Rae Bridgman was invited to document the design and development of this innovative housing project in 1994. This work represents an extension of her previous research on homelessness in Toronto; the development of the pilot housing project, StreetCity. Data collection was extensive and meticulous: participant observation; field notes of meetings; minutes of staff meetings; daily logbooks, and interviews with administrative staff. Conducting anthropological research in this unstable environment clearly presented challenges. How does one unobtrusively observe and record the day-to-day activities of vulnerable and mistrustful residents, the dynamics between staff and residents, and the challenges faced by staff in implementing this utopian model of housing while dealing with funding uncertainties and burnout? Bridgman skillfully manages to present a sensitively written account of a unique housing project and the research conducted during its initial development. She inspires us to conduct innovative research that can change the society we live in for the better.

 

Brown, Karin Elliott. 2004. Book Review. Safe Haven: The Story of a Shelter for Homeless Women. Cities 21(3): 267-268. Read full review.

This book is recommended for students of sociology, anthropology and social work, as well as beginning ethnographic researchers, who are interested in glimpsing the challenges and excitement of long-term fieldwork and qualitative research. The author successfully captures “ethnography in action” as she describes the process of discovery in the field and creatively reports what
happens when fieldwork is done. As noted by the author, Safe Haven is also “written for those who want to learn more about the work being done to help homeless women and to inspire other initiatives to help women street survivors”.

 

Flynn, Karen Coen. 2004. Book Review. Safe Haven: The Story of a Shelter for Homeless Women. Association for Feminist Anthropology. Available on-line.

Bridgman's "Safe Haven" is an excellent contribution to the literature on both homelessness and the development of NGOs and will be appreciated by scholars and activists alike. It will very likely spark productive debates among outreach workers on the streets and frontline shelter staff. It should be required reading for anyone involved with welfare, housing and health and human services policymaking.

 

Wolfer, L. 2004. Book Review. Safe Haven: The Story of a Shelter for Homeless Women. CHOICE: Current Reviews for Academic Libraries 41(9)[May]:1746. [Highly recommended]

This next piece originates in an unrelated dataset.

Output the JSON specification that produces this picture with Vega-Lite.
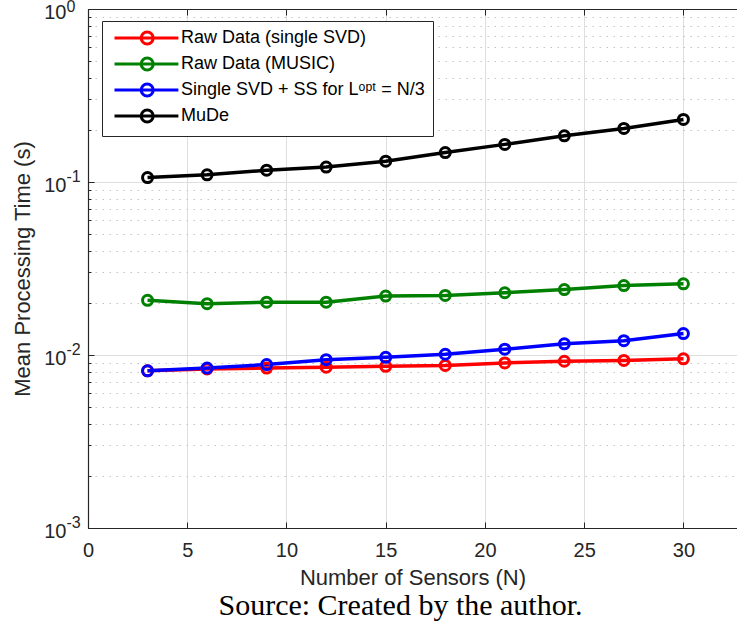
{
  "$schema": "https://vega.github.io/schema/vega-lite/v6.json",
  "width": 649,
  "height": 519,
  "autosize": {"type": "none"},
  "padding": {"left": 88, "top": 9, "right": 0, "bottom": 105},
  "background": "white",
  "config": {
    "view": {"stroke": null},
    "font": "Liberation Sans",
    "axis": {
      "labelFont": "Liberation Sans",
      "titleFont": "Liberation Sans",
      "labelColor": "#262626",
      "titleColor": "#262626",
      "domainColor": "#262626",
      "tickColor": "#262626",
      "titleFontWeight": "normal"
    }
  },
  "title": {
    "text": "Source: Created by the author.",
    "orient": "bottom",
    "anchor": "middle",
    "font": "Liberation Serif",
    "fontSize": 30,
    "fontWeight": "normal",
    "color": "black",
    "offset": 3,
    "dx": -12
  },
  "data": {
    "values": [
      {"N": 3, "t": 0.0081, "method": "Raw Data (single SVD)"},
      {"N": 6, "t": 0.0083, "method": "Raw Data (single SVD)"},
      {"N": 9, "t": 0.0084, "method": "Raw Data (single SVD)"},
      {"N": 12, "t": 0.0085, "method": "Raw Data (single SVD)"},
      {"N": 15, "t": 0.0086, "method": "Raw Data (single SVD)"},
      {"N": 18, "t": 0.0087, "method": "Raw Data (single SVD)"},
      {"N": 21, "t": 0.0090, "method": "Raw Data (single SVD)"},
      {"N": 24, "t": 0.0092, "method": "Raw Data (single SVD)"},
      {"N": 27, "t": 0.0093, "method": "Raw Data (single SVD)"},
      {"N": 30, "t": 0.0095, "method": "Raw Data (single SVD)"},
      {"N": 3, "t": 0.0207, "method": "Raw Data (MUSIC)"},
      {"N": 6, "t": 0.0198, "method": "Raw Data (MUSIC)"},
      {"N": 9, "t": 0.0202, "method": "Raw Data (MUSIC)"},
      {"N": 12, "t": 0.0202, "method": "Raw Data (MUSIC)"},
      {"N": 15, "t": 0.0219, "method": "Raw Data (MUSIC)"},
      {"N": 18, "t": 0.0221, "method": "Raw Data (MUSIC)"},
      {"N": 21, "t": 0.0229, "method": "Raw Data (MUSIC)"},
      {"N": 24, "t": 0.0239, "method": "Raw Data (MUSIC)"},
      {"N": 27, "t": 0.0252, "method": "Raw Data (MUSIC)"},
      {"N": 30, "t": 0.0258, "method": "Raw Data (MUSIC)"},
      {"N": 3, "t": 0.0081, "method": "Single SVD + SS for Lᵒᵖᵗ = N/3"},
      {"N": 6, "t": 0.0084, "method": "Single SVD + SS for Lᵒᵖᵗ = N/3"},
      {"N": 9, "t": 0.0088, "method": "Single SVD + SS for Lᵒᵖᵗ = N/3"},
      {"N": 12, "t": 0.0094, "method": "Single SVD + SS for Lᵒᵖᵗ = N/3"},
      {"N": 15, "t": 0.0097, "method": "Single SVD + SS for Lᵒᵖᵗ = N/3"},
      {"N": 18, "t": 0.0101, "method": "Single SVD + SS for Lᵒᵖᵗ = N/3"},
      {"N": 21, "t": 0.0108, "method": "Single SVD + SS for Lᵒᵖᵗ = N/3"},
      {"N": 24, "t": 0.0116, "method": "Single SVD + SS for Lᵒᵖᵗ = N/3"},
      {"N": 27, "t": 0.0121, "method": "Single SVD + SS for Lᵒᵖᵗ = N/3"},
      {"N": 30, "t": 0.0133, "method": "Single SVD + SS for Lᵒᵖᵗ = N/3"},
      {"N": 3, "t": 0.106, "method": "MuDe"},
      {"N": 6, "t": 0.110, "method": "MuDe"},
      {"N": 9, "t": 0.117, "method": "MuDe"},
      {"N": 12, "t": 0.122, "method": "MuDe"},
      {"N": 15, "t": 0.132, "method": "MuDe"},
      {"N": 18, "t": 0.148, "method": "MuDe"},
      {"N": 21, "t": 0.165, "method": "MuDe"},
      {"N": 24, "t": 0.185, "method": "MuDe"},
      {"N": 27, "t": 0.204, "method": "MuDe"},
      {"N": 30, "t": 0.230, "method": "MuDe"}
    ]
  },
  "layer": [
    {
      "mark": {"type": "line", "strokeWidth": 3.5, "clip": true},
      "encoding": {
        "x": {
          "field": "N",
          "type": "quantitative",
          "scale": {"domain": [0, 32.7], "nice": false, "zero": false},
          "axis": {
            "orient": "bottom",
            "values": [0, 5, 10, 15, 20, 25, 30],
            "title": "Number of Sensors (N)",
            "titleFontSize": 22,
            "titlePadding": 7,
            "labelFontSize": 20,
            "labelPadding": 18,
            "labelFlush": false,
            "tickSize": -6,
            "grid": true,
            "gridColor": "#dedede",
            "gridWidth": 1,
            "domainWidth": 1.2
          }
        },
        "y": {
          "field": "t",
          "type": "quantitative",
          "scale": {"type": "log", "domain": [0.001, 1], "nice": false},
          "axis": {
            "orient": "left",
            "values": [0.001, 0.01, 0.1, 1],
            "labelExpr": "'10'",
            "title": "Mean Processing Time (s)",
            "titleFontSize": 22,
            "titlePadding": 9,
            "labelFontSize": 20,
            "labelPadding": 28,
            "labelOffset": 3,
            "labelFlush": false,
            "tickSize": -6,
            "grid": true,
            "gridColor": "#dedede",
            "gridWidth": 1,
            "domainWidth": 1.2
          }
        },
        "color": {
          "field": "method",
          "type": "nominal",
          "scale": {
            "domain": ["Raw Data (single SVD)", "Raw Data (MUSIC)", "Single SVD + SS for Lᵒᵖᵗ = N/3", "MuDe"],
            "range": ["#ff0000", "#008000", "#0000ff", "#000000"]
          },
          "legend": {
            "title": null,
            "orient": "none",
            "legendX": 14,
            "legendY": 12,
            "padding": 8,
            "strokeColor": "#262626",
            "fillColor": "white",
            "labelFont": "Liberation Sans",
            "labelFontSize": 18,
            "labelColor": "black",
            "labelLimit": 400,
            "labelOffset": 53,
            "rowPadding": 2,
            "symbolType": "M-0.75,0H9.9M3.7,0A1,1 0 1,0 5.7,0A1,1 0 1,0 3.7,0",
            "symbolSize": 144,
            "symbolStrokeWidth": 3,
            "symbolFillColor": "transparent"
          }
        }
      }
    },
    {
      "mark": {"type": "point", "shape": "circle", "filled": false, "size": 100, "strokeWidth": 3, "opacity": 1},
      "encoding": {
        "x": {
          "field": "N",
          "type": "quantitative",
          "axis": {
            "orient": "top",
            "values": [0, 5, 10, 15, 20, 25, 30],
            "labels": false,
            "title": null,
            "grid": false,
            "tickSize": -6,
            "domainWidth": 1.2
          }
        },
        "y": {
          "field": "t",
          "type": "quantitative",
          "axis": {
            "orient": "left",
            "values": [0.001, 0.002, 0.003, 0.004, 0.005, 0.006, 0.007, 0.008, 0.009, 0.01, 0.02, 0.03, 0.04, 0.05, 0.06, 0.07, 0.08, 0.09, 0.1, 0.2, 0.3, 0.4, 0.5, 0.6, 0.7, 0.8, 0.9, 1],
            "labelExpr": "datum.value == 1 ? '0' : datum.value == 0.1 ? '-1' : datum.value == 0.01 ? '-2' : datum.value == 0.001 ? '-3' : ''",
            "labelFontSize": 16,
            "labelAlign": "left",
            "labelPadding": 25,
            "labelOffset": {
              "condition": {"test": "datum.value == 1", "value": -3},
              "value": -6
            },
            "labelFlush": false,
            "labelOverlap": false,
            "title": null,
            "domain": false,
            "tickSize": -3,
            "grid": true,
            "gridColor": "#c4c4c4",
            "gridDash": [1.5, 5.5],
            "gridWidth": 1.2,
            "gridOpacity": {
              "condition": {"test": "datum.value == 1 || datum.value == 0.1 || datum.value == 0.01 || datum.value == 0.001", "value": 0},
              "value": 1
            }
          }
        },
        "color": {
          "field": "method",
          "type": "nominal",
          "legend": null
        }
      }
    }
  ],
  "resolve": {"axis": {"x": "independent", "y": "independent"}}
}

Bridgman...conducts a thorough and enlightening study of how a women's homeless shelter works. While not really its main intent, the book reads like a how-to book for organizing a homeless shelter....This very readable and informative book gives not only a face to a frequently faceless population, but also a very detailed example of how one program is trying to help alleviate the problem of homelessness.